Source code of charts
** begin **

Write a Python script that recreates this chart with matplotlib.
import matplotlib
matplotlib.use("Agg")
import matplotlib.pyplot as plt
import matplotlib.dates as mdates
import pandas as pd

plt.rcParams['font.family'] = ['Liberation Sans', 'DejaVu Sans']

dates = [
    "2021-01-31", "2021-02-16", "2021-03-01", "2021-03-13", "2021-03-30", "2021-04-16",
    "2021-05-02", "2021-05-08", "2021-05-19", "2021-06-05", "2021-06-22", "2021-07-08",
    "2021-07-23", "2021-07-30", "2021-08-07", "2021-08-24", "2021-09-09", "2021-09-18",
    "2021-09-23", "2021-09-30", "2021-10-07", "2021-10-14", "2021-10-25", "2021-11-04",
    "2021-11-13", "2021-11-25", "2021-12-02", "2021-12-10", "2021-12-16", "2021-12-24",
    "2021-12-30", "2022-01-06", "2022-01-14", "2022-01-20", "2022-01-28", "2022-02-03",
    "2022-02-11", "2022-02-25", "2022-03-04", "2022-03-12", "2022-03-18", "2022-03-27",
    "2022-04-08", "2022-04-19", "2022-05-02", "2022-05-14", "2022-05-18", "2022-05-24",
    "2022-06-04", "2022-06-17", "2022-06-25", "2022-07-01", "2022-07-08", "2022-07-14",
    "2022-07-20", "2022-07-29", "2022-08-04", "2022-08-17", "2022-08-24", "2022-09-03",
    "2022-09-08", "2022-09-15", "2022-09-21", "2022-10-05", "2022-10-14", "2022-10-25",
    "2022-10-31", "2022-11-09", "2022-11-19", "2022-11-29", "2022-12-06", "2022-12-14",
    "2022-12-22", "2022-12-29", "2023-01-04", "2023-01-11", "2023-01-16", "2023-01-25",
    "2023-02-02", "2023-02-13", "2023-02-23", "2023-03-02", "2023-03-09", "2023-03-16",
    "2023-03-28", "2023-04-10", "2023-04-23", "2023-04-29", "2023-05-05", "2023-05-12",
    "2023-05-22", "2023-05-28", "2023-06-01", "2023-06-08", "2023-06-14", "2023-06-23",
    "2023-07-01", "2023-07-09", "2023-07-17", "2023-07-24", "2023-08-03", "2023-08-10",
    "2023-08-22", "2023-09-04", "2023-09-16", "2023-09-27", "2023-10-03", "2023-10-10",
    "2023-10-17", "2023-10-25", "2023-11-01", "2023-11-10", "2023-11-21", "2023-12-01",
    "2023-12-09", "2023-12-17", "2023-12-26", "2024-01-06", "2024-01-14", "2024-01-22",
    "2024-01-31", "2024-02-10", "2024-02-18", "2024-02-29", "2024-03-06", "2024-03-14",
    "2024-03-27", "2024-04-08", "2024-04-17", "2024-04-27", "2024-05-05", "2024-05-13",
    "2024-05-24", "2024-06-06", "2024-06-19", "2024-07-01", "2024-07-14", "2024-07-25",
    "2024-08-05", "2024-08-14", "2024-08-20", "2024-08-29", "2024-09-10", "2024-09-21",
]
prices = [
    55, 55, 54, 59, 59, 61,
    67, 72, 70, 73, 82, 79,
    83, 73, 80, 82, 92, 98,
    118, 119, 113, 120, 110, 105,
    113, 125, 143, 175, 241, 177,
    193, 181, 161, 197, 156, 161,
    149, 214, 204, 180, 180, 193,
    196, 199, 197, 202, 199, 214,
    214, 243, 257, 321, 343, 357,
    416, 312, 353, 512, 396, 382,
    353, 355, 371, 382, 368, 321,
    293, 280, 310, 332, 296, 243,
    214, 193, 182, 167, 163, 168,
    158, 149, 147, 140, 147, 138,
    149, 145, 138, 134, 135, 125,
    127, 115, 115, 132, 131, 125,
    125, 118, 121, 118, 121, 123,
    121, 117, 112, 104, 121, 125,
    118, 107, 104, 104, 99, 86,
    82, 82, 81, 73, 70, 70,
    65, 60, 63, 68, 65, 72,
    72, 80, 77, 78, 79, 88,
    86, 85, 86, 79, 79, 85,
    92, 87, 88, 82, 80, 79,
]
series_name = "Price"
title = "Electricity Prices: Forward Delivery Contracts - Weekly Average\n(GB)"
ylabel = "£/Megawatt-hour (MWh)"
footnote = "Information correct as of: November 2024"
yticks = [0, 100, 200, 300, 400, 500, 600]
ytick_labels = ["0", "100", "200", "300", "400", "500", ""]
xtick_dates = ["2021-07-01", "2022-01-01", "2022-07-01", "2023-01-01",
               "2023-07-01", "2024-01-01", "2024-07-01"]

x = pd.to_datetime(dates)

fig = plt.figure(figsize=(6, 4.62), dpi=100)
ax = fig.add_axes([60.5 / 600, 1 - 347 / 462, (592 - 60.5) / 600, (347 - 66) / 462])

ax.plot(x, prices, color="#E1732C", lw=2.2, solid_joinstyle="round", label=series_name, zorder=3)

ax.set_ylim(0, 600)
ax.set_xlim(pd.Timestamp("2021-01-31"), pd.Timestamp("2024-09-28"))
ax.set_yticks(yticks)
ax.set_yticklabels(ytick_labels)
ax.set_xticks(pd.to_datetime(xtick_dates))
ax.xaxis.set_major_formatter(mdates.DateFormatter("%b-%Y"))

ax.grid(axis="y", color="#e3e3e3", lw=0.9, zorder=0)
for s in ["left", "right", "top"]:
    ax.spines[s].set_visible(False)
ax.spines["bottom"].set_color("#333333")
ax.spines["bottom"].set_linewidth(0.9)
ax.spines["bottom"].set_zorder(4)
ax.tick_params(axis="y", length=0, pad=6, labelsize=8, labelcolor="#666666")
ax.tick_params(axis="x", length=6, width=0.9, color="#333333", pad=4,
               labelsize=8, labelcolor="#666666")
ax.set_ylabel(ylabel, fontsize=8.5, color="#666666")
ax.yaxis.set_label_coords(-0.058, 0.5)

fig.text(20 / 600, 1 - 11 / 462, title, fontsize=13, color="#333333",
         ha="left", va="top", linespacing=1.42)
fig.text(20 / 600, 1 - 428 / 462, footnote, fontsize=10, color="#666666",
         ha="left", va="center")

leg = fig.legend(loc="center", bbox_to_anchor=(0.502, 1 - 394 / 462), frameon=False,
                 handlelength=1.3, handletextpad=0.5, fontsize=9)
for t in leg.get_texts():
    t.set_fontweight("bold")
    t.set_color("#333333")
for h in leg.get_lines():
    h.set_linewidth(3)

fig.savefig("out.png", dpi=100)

** end **
** begin **

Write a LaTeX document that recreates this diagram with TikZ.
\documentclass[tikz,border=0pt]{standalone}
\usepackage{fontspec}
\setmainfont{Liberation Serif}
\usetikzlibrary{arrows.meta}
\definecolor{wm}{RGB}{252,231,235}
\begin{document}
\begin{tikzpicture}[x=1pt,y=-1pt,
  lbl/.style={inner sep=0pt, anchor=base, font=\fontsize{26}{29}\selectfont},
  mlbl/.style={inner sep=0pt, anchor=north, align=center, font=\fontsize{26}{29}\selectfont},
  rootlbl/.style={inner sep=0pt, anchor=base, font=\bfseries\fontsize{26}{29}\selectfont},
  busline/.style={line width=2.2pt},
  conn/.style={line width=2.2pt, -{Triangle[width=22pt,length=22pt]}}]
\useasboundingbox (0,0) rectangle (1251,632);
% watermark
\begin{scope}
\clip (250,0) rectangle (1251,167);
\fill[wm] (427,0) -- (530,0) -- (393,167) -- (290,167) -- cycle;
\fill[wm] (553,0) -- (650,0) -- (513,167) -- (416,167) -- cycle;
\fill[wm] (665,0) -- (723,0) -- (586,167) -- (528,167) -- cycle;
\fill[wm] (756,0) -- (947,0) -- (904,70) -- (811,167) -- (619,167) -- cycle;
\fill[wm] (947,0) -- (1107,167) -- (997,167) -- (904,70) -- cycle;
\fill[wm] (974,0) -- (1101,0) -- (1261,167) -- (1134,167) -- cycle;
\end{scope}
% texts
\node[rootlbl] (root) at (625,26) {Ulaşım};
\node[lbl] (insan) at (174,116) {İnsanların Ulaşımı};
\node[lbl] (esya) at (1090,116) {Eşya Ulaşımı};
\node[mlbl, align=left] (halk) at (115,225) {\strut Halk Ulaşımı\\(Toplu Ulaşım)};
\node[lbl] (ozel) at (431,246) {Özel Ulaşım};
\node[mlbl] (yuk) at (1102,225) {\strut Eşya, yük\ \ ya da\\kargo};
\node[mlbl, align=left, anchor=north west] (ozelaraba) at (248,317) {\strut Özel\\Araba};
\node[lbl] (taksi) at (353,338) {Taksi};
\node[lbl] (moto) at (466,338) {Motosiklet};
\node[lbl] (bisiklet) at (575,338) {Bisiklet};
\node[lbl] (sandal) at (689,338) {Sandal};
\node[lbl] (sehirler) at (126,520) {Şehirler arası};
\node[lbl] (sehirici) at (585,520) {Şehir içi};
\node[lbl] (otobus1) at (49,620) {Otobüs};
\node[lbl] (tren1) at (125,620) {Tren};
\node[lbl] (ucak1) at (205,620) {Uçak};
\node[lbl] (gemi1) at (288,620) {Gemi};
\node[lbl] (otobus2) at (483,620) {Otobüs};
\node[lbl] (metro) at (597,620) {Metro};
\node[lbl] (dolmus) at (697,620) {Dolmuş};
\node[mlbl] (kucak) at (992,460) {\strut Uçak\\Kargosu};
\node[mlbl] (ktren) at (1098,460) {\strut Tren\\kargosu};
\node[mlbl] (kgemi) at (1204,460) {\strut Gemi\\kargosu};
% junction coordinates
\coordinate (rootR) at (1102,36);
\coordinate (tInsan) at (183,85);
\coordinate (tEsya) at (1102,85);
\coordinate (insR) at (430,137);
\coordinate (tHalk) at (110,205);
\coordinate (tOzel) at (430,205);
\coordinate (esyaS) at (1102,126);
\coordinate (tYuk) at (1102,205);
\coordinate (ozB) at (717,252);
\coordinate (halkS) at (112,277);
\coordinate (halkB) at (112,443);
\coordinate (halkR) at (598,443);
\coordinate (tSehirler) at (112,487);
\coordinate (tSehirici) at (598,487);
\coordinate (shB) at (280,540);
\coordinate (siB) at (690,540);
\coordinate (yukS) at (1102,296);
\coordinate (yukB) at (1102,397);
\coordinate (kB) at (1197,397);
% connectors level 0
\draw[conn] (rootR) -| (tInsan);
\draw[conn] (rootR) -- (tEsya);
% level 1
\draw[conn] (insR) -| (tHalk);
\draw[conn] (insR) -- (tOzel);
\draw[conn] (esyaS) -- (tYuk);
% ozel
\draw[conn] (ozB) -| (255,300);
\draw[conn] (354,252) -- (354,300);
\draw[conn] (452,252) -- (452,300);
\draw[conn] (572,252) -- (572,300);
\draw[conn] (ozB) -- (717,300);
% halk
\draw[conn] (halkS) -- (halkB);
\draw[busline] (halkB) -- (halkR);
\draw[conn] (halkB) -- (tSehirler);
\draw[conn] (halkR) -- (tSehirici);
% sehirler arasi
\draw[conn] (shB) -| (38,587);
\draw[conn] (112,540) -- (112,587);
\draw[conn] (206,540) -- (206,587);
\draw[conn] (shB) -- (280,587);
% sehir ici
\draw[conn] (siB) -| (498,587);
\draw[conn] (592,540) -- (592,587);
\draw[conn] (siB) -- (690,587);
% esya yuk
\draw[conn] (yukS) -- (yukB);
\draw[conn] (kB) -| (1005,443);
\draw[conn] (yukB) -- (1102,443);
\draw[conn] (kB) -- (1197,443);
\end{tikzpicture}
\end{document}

** end **

## Exercise prompt
Nothing but the lines from the line that contains "Write a Python" through the line that contains "plt.rcParams['font.family'] = ['Liberation" should be given again, each exactly as it stands, both ends included.

## Written response
Write a Python script that recreates this chart with matplotlib.
import matplotlib
matplotlib.use("Agg")
import matplotlib.pyplot as plt
import matplotlib.dates as mdates
import pandas as pd

plt.rcParams['font.family'] = ['Liberation Sans', 'DejaVu Sans']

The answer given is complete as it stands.